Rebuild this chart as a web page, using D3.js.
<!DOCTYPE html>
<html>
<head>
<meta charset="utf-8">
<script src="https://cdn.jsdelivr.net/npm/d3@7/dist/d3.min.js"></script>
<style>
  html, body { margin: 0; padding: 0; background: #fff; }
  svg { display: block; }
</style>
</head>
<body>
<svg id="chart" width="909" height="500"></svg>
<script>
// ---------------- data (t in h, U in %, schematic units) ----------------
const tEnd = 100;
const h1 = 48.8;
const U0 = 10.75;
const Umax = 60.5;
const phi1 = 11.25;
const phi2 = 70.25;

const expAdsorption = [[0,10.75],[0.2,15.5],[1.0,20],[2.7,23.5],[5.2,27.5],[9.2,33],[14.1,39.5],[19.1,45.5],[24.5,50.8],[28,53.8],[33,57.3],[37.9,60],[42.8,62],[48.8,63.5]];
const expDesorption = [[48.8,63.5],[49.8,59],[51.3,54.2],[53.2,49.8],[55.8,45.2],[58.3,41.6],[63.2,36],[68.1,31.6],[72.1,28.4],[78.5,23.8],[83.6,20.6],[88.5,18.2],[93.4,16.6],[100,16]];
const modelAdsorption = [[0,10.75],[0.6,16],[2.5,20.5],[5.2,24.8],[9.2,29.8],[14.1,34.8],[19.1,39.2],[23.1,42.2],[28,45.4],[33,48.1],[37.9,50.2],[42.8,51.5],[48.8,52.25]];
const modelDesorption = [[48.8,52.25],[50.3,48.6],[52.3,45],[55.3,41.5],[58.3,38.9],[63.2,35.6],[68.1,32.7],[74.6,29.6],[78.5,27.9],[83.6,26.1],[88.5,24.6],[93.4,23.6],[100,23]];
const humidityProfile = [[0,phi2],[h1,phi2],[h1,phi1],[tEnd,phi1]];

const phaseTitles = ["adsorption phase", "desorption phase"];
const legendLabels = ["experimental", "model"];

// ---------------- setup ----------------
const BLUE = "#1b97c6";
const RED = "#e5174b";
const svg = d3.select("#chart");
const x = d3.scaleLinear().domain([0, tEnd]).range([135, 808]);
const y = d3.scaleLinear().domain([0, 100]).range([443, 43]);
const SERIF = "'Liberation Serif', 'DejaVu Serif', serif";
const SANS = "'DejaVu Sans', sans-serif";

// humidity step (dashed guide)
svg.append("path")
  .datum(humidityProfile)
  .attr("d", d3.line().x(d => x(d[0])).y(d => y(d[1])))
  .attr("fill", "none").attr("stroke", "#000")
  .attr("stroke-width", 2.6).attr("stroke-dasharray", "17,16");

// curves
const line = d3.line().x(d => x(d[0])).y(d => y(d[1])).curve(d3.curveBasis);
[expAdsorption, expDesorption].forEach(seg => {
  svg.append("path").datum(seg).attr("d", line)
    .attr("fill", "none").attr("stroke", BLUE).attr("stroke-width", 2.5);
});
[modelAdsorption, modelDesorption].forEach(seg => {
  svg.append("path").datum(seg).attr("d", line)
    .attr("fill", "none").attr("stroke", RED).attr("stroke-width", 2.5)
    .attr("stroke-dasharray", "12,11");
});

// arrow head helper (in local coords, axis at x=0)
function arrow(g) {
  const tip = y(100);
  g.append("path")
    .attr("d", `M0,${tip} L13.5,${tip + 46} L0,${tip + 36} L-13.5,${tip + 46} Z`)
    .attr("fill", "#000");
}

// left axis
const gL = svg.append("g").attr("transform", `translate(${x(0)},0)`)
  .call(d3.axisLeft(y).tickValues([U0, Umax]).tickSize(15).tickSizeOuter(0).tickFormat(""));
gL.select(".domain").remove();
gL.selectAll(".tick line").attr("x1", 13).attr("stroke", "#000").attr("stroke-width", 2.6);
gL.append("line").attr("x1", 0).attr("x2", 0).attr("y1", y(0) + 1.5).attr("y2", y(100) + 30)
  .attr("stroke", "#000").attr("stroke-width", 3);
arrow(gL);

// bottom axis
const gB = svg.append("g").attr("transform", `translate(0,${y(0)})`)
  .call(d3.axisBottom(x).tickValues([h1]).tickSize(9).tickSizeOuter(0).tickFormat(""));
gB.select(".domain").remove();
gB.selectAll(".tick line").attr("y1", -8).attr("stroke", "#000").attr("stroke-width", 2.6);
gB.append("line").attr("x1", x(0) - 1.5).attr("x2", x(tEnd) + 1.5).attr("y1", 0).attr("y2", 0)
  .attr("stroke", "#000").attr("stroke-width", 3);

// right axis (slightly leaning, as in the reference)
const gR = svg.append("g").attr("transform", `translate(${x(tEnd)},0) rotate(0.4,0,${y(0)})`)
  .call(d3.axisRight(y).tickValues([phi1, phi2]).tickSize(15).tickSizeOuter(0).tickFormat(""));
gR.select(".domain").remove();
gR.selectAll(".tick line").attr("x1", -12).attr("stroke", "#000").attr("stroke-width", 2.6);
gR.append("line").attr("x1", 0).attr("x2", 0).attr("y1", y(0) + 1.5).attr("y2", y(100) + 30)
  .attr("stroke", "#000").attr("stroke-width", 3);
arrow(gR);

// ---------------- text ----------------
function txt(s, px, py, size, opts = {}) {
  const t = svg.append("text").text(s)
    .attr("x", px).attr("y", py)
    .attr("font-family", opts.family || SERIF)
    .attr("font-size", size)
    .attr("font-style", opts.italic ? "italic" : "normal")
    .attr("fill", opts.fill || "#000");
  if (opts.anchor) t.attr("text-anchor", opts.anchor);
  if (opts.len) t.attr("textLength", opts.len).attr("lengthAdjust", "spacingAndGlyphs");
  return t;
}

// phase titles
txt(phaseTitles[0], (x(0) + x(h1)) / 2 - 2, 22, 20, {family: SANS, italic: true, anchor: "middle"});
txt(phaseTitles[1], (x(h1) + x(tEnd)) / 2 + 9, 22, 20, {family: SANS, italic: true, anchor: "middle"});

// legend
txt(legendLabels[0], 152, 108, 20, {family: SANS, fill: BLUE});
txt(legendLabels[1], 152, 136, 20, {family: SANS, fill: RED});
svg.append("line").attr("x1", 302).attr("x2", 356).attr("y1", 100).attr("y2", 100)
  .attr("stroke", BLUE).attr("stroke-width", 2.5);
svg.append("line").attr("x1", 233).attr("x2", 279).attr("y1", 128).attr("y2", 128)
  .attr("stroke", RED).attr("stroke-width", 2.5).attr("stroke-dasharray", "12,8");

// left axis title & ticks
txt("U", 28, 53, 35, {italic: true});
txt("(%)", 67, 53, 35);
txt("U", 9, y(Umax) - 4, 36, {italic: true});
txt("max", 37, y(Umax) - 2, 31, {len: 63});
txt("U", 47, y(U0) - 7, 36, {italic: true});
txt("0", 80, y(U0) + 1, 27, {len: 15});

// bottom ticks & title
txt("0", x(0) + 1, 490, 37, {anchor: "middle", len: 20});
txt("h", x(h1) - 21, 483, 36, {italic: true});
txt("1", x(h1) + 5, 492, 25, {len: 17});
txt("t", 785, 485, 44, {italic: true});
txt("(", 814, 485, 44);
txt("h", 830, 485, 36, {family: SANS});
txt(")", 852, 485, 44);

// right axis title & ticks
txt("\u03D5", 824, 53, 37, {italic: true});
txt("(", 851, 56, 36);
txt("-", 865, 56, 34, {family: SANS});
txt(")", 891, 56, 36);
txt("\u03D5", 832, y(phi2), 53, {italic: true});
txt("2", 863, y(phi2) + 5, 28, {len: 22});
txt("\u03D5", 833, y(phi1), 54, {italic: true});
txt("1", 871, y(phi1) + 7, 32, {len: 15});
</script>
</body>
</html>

What you will do — Print the whole listing again, exactly.

Written solution —
Rebuild this chart as a web page, using D3.js.
<!DOCTYPE html>
<html>
<head>
<meta charset="utf-8">
<script src="https://cdn.jsdelivr.net/npm/d3@7/dist/d3.min.js"></script>
<style>
  html, body { margin: 0; padding: 0; background: #fff; }
  svg { display: block; }
</style>
</head>
<body>
<svg id="chart" width="909" height="500"></svg>
<script>
// ---------------- data (t in h, U in %, schematic units) ----------------
const tEnd = 100;
const h1 = 48.8;
const U0 = 10.75;
const Umax = 60.5;
const phi1 = 11.25;
const phi2 = 70.25;

const expAdsorption = [[0,10.75],[0.2,15.5],[1.0,20],[2.7,23.5],[5.2,27.5],[9.2,33],[14.1,39.5],[19.1,45.5],[24.5,50.8],[28,53.8],[33,57.3],[37.9,60],[42.8,62],[48.8,63.5]];
const expDesorption = [[48.8,63.5],[49.8,59],[51.3,54.2],[53.2,49.8],[55.8,45.2],[58.3,41.6],[63.2,36],[68.1,31.6],[72.1,28.4],[78.5,23.8],[83.6,20.6],[88.5,18.2],[93.4,16.6],[100,16]];
const modelAdsorption = [[0,10.75],[0.6,16],[2.5,20.5],[5.2,24.8],[9.2,29.8],[14.1,34.8],[19.1,39.2],[23.1,42.2],[28,45.4],[33,48.1],[37.9,50.2],[42.8,51.5],[48.8,52.25]];
const modelDesorption = [[48.8,52.25],[50.3,48.6],[52.3,45],[55.3,41.5],[58.3,38.9],[63.2,35.6],[68.1,32.7],[74.6,29.6],[78.5,27.9],[83.6,26.1],[88.5,24.6],[93.4,23.6],[100,23]];
const humidityProfile = [[0,phi2],[h1,phi2],[h1,phi1],[tEnd,phi1]];

const phaseTitles = ["adsorption phase", "desorption phase"];
const legendLabels = ["experimental", "model"];

// ---------------- setup ----------------
const BLUE = "#1b97c6";
const RED = "#e5174b";
const svg = d3.select("#chart");
const x = d3.scaleLinear().domain([0, tEnd]).range([135, 808]);
const y = d3.scaleLinear().domain([0, 100]).range([443, 43]);
const SERIF = "'Liberation Serif', 'DejaVu Serif', serif";
const SANS = "'DejaVu Sans', sans-serif";

// humidity step (dashed guide)
svg.append("path")
  .datum(humidityProfile)
  .attr("d", d3.line().x(d => x(d[0])).y(d => y(d[1])))
  .attr("fill", "none").attr("stroke", "#000")
  .attr("stroke-width", 2.6).attr("stroke-dasharray", "17,16");

// curves
const line = d3.line().x(d => x(d[0])).y(d => y(d[1])).curve(d3.curveBasis);
[expAdsorption, expDesorption].forEach(seg => {
  svg.append("path").datum(seg).attr("d", line)
    .attr("fill", "none").attr("stroke", BLUE).attr("stroke-width", 2.5);
});
[modelAdsorption, modelDesorption].forEach(seg => {
  svg.append("path").datum(seg).attr("d", line)
    .attr("fill", "none").attr("stroke", RED).attr("stroke-width", 2.5)
    .attr("stroke-dasharray", "12,11");
});

// arrow head helper (in local coords, axis at x=0)
function arrow(g) {
  const tip = y(100);
  g.append("path")
    .attr("d", `M0,${tip} L13.5,${tip + 46} L0,${tip + 36} L-13.5,${tip + 46} Z`)
    .attr("fill", "#000");
}

// left axis
const gL = svg.append("g").attr("transform", `translate(${x(0)},0)`)
  .call(d3.axisLeft(y).tickValues([U0, Umax]).tickSize(15).tickSizeOuter(0).tickFormat(""));
gL.select(".domain").remove();
gL.selectAll(".tick line").attr("x1", 13).attr("stroke", "#000").attr("stroke-width", 2.6);
gL.append("line").attr("x1", 0).attr("x2", 0).attr("y1", y(0) + 1.5).attr("y2", y(100) + 30)
  .attr("stroke", "#000").attr("stroke-width", 3);
arrow(gL);

// bottom axis
const gB = svg.append("g").attr("transform", `translate(0,${y(0)})`)
  .call(d3.axisBottom(x).tickValues([h1]).tickSize(9).tickSizeOuter(0).tickFormat(""));
gB.select(".domain").remove();
gB.selectAll(".tick line").attr("y1", -8).attr("stroke", "#000").attr("stroke-width", 2.6);
gB.append("line").attr("x1", x(0) - 1.5).attr("x2", x(tEnd) + 1.5).attr("y1", 0).attr("y2", 0)
  .attr("stroke", "#000").attr("stroke-width", 3);

// right axis (slightly leaning, as in the reference)
const gR = svg.append("g").attr("transform", `translate(${x(tEnd)},0) rotate(0.4,0,${y(0)})`)
  .call(d3.axisRight(y).tickValues([phi1, phi2]).tickSize(15).tickSizeOuter(0).tickFormat(""));
gR.select(".domain").remove();
gR.selectAll(".tick line").attr("x1", -12).attr("stroke", "#000").attr("stroke-width", 2.6);
gR.append("line").attr("x1", 0).attr("x2", 0).attr("y1", y(0) + 1.5).attr("y2", y(100) + 30)
  .attr("stroke", "#000").attr("stroke-width", 3);
arrow(gR);

// ---------------- text ----------------
function txt(s, px, py, size, opts = {}) {
  const t = svg.append("text").text(s)
    .attr("x", px).attr("y", py)
    .attr("font-family", opts.family || SERIF)
    .attr("font-size", size)
    .attr("font-style", opts.italic ? "italic" : "normal")
    .attr("fill", opts.fill || "#000");
  if (opts.anchor) t.attr("text-anchor", opts.anchor);
  if (opts.len) t.attr("textLength", opts.len).attr("lengthAdjust", "spacingAndGlyphs");
  return t;
}

// phase titles
txt(phaseTitles[0], (x(0) + x(h1)) / 2 - 2, 22, 20, {family: SANS, italic: true, anchor: "middle"});
txt(phaseTitles[1], (x(h1) + x(tEnd)) / 2 + 9, 22, 20, {family: SANS, italic: true, anchor: "middle"});

// legend
txt(legendLabels[0], 152, 108, 20, {family: SANS, fill: BLUE});
txt(legendLabels[1], 152, 136, 20, {family: SANS, fill: RED});
svg.append("line").attr("x1", 302).attr("x2", 356).attr("y1", 100).attr("y2", 100)
  .attr("stroke", BLUE).attr("stroke-width", 2.5);
svg.append("line").attr("x1", 233).attr("x2", 279).attr("y1", 128).attr("y2", 128)
  .attr("stroke", RED).attr("stroke-width", 2.5).attr("stroke-dasharray", "12,8");

// left axis title & ticks
txt("U", 28, 53, 35, {italic: true});
txt("(%)", 67, 53, 35);
txt("U", 9, y(Umax) - 4, 36, {italic: true});
txt("max", 37, y(Umax) - 2, 31, {len: 63});
txt("U", 47, y(U0) - 7, 36, {italic: true});
txt("0", 80, y(U0) + 1, 27, {len: 15});

// bottom ticks & title
txt("0", x(0) + 1, 490, 37, {anchor: "middle", len: 20});
txt("h", x(h1) - 21, 483, 36, {italic: true});
txt("1", x(h1) + 5, 492, 25, {len: 17});
txt("t", 785, 485, 44, {italic: true});
txt("(", 814, 485, 44);
txt("h", 830, 485, 36, {family: SANS});
txt(")", 852, 485, 44);

// right axis title & ticks
txt("\u03D5", 824, 53, 37, {italic: true});
txt("(", 851, 56, 36);
txt("-", 865, 56, 34, {family: SANS});
txt(")", 891, 56, 36);
txt("\u03D5", 832, y(phi2), 53, {italic: true});
txt("2", 863, y(phi2) + 5, 28, {len: 22});
txt("\u03D5", 833, y(phi1), 54, {italic: true});
txt("1", 871, y(phi1) + 7, 32, {len: 15});
</script>
</body>
</html>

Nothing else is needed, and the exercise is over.